**EXERCISE BRIEF:** The required output is the block of lines from the line with "Generate a web" to the line with "const yTicks = [0, 2, 4, 6, 8, 10, 12, 14];", endpoints included and pictures omitted.

**Saved data entries:**
## Begin
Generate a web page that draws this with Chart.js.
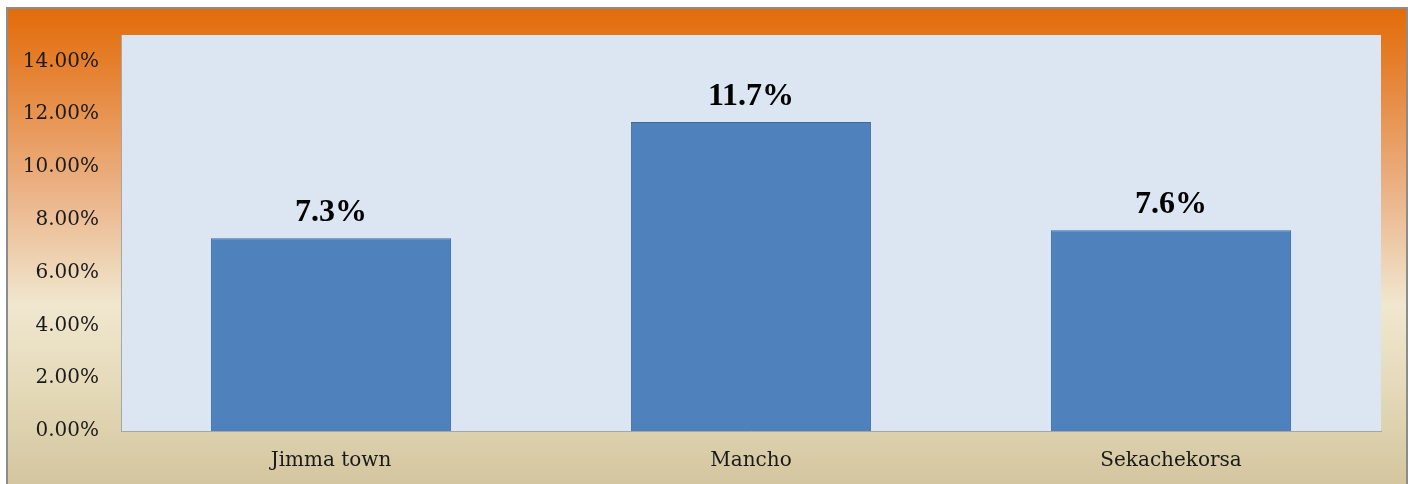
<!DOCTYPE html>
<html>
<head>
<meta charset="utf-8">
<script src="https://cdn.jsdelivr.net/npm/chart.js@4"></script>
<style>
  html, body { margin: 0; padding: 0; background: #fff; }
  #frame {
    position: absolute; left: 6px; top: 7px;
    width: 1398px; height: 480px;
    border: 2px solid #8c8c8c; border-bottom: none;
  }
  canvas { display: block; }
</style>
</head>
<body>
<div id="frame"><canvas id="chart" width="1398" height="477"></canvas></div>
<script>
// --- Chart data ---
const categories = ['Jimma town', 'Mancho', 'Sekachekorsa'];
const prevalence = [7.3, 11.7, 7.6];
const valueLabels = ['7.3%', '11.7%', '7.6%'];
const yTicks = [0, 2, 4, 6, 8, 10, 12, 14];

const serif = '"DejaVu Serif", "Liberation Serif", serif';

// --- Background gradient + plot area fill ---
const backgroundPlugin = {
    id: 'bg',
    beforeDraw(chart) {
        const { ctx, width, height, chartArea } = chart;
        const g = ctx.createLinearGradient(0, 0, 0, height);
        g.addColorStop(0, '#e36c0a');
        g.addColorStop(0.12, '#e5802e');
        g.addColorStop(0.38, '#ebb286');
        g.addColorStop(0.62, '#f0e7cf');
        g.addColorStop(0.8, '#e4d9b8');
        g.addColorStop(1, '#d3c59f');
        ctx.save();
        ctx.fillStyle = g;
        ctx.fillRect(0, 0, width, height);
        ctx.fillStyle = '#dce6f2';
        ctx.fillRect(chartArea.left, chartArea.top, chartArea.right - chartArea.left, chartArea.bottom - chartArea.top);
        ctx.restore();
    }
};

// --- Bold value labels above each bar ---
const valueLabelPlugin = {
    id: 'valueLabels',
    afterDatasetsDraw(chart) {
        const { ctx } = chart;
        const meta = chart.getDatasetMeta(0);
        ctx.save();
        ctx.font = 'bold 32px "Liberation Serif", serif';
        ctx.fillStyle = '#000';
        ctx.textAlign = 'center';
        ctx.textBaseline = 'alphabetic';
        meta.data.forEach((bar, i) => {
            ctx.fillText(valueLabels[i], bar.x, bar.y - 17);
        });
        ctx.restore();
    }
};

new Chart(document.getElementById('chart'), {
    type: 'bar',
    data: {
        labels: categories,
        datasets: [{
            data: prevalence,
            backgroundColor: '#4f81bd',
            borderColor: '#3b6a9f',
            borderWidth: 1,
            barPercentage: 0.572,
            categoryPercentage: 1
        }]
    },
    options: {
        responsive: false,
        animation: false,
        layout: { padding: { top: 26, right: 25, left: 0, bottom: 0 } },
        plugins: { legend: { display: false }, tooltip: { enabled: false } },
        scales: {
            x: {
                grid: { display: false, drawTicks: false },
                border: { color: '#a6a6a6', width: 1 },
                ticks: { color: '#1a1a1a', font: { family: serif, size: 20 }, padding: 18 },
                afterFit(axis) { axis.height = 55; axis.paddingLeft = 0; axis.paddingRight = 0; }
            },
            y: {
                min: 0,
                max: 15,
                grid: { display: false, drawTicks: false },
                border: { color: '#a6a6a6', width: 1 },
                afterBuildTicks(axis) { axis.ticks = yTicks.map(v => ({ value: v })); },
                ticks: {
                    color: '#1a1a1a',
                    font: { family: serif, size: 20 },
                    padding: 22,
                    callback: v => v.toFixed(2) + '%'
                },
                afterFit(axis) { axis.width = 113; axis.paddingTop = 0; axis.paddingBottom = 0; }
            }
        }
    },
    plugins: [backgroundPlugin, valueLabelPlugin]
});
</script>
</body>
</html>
## End
## Begin
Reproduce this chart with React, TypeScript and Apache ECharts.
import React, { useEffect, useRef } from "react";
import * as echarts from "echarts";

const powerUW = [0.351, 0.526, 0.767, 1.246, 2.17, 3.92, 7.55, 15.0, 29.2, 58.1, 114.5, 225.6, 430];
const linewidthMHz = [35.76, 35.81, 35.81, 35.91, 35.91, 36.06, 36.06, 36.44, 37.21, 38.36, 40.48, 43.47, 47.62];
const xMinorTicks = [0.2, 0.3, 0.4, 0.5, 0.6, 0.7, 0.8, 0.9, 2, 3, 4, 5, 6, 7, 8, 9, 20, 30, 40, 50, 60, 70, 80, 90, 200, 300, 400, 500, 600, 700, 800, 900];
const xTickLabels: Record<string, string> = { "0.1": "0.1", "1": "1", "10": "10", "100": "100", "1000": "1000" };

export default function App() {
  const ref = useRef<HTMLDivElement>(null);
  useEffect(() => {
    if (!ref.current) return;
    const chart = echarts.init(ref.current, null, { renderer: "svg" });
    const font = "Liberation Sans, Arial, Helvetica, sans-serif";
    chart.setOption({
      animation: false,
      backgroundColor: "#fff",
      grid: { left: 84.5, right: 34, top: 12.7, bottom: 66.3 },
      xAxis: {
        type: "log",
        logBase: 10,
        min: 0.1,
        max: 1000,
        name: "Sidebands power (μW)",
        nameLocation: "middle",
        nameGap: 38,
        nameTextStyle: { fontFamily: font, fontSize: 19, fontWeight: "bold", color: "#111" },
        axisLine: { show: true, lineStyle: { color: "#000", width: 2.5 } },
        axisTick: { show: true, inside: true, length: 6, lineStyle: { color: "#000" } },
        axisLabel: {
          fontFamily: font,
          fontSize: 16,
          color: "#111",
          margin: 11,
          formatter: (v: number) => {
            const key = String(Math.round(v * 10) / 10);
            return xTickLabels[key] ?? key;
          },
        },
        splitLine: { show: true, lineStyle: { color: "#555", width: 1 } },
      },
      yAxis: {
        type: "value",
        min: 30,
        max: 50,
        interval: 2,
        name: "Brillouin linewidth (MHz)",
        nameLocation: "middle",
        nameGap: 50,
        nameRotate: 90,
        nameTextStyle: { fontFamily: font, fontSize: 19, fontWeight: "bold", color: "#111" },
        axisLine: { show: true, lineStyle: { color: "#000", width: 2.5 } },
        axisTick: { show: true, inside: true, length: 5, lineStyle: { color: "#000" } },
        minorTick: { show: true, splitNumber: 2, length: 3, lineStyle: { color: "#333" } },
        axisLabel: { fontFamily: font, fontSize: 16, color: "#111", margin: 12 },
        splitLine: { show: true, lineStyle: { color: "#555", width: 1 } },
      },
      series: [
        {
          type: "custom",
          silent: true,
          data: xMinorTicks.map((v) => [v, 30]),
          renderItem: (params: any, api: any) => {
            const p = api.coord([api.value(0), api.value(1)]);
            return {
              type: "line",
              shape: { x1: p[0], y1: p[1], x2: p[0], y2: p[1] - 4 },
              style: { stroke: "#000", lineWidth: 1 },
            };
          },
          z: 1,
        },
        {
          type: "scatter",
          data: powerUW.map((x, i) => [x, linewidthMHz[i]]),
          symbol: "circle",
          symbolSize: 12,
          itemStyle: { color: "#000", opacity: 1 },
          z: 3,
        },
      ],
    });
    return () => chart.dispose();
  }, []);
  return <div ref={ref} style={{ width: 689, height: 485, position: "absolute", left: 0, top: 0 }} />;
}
## End
**ANSWER TO THIS TASK:**
Generate a web page that draws this with Chart.js.
<!DOCTYPE html>
<html>
<head>
<meta charset="utf-8">
<script src="https://cdn.jsdelivr.net/npm/chart.js@4"></script>
<style>
  html, body { margin: 0; padding: 0; background: #fff; }
  #frame {
    position: absolute; left: 6px; top: 7px;
    width: 1398px; height: 480px;
    border: 2px solid #8c8c8c; border-bottom: none;
  }
  canvas { display: block; }
</style>
</head>
<body>
<div id="frame"><canvas id="chart" width="1398" height="477"></canvas></div>
<script>
// --- Chart data ---
const categories = ['Jimma town', 'Mancho', 'Sekachekorsa'];
const prevalence = [7.3, 11.7, 7.6];
const valueLabels = ['7.3%', '11.7%', '7.6%'];
const yTicks = [0, 2, 4, 6, 8, 10, 12, 14];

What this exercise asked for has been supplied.